In Appalachia, a particular type of ballad, which singled out tragedies, came to the front. Train wrecks, mining disasters and murders became the subject of many popular songs – dozens were written about the sinking of the Titanic alone. Murder being a purely human venture, both aberrant and alluring, those particular songs became very popular and were known as “murder ballads.” For a brief look at Appalachian music and to hear Alrich, Roch and I play my interpretation of “Little Sadie”, a well-known murder ballad, click here.
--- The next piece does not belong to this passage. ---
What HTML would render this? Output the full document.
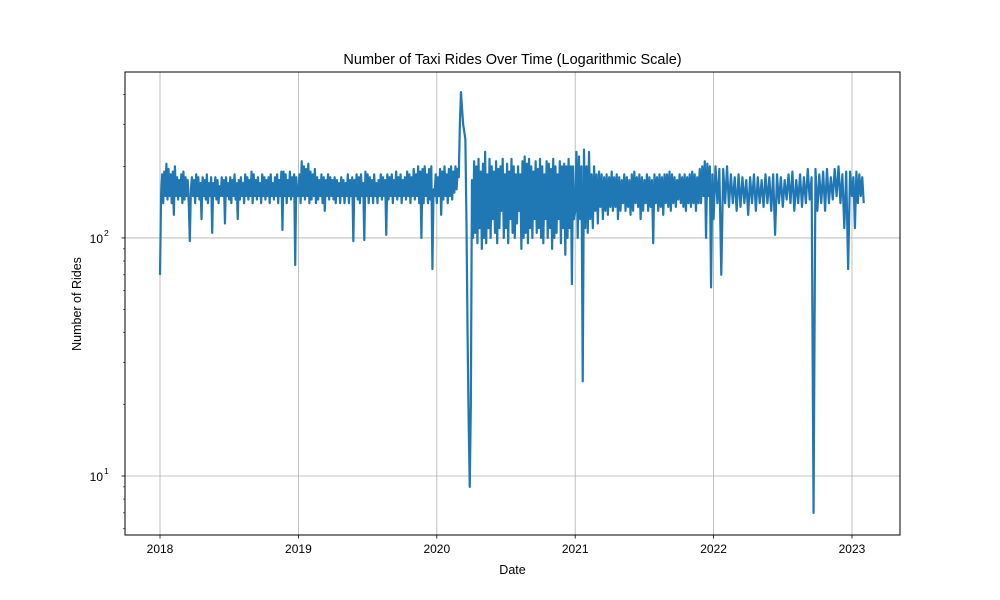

The song “Henry Lee” is of Scottish origin with Scandinavian relatives and has several distinct versions with different titles, melodies and lyrics. For me, the definitive version was recorded by Dick Justice (1906-1962), a coal miner from West Virginia. At a time when Blacks and Whites seldom associated, Justice learned guitar from a black bluesman from Virginia named Luke Jordan (1892-1952). Both were able fingerpickers but Justice’s “Henry Lee” is delivered in the most basic of styles. He only recorded ten sides for Brunswick Records in 1929 and they never sold well because of the Great Depression. Afterwards, he went back to the coal mines and an early grave, like so many other miners. His recording of “Henry Lee” is the first song in the Anthology of American Folk Music, eighty-four songs published in 1952, which became the Bible for the Folk Revival.
“Henry Lee”, a quintessential murder balled, is divided into five verses – Lee’s rejection of a potential lover, the girl’s murder of Henry Lee, the gruesome disposal of the body, the murderer’s menacing of a bird who witnessed the murder, and the bird’s retribution.
Part of the charm of the old ballads are the terms and speech patterns left over from an earlier time. In “Henry Lee”, I’ve chosen to “modernize” a few of the expressions used by Dick Justice – “bend and bow” becomes “bended bow”, “wobble” becomes “warble”, etc. Some may wonder how a murder could be committed with a “little pen-knife” but it was originally a “weapon knife,” pronounced “weepin’ knife,” from whence “wee pen-knife,” and an easy verbal jump to “little pen-knife.”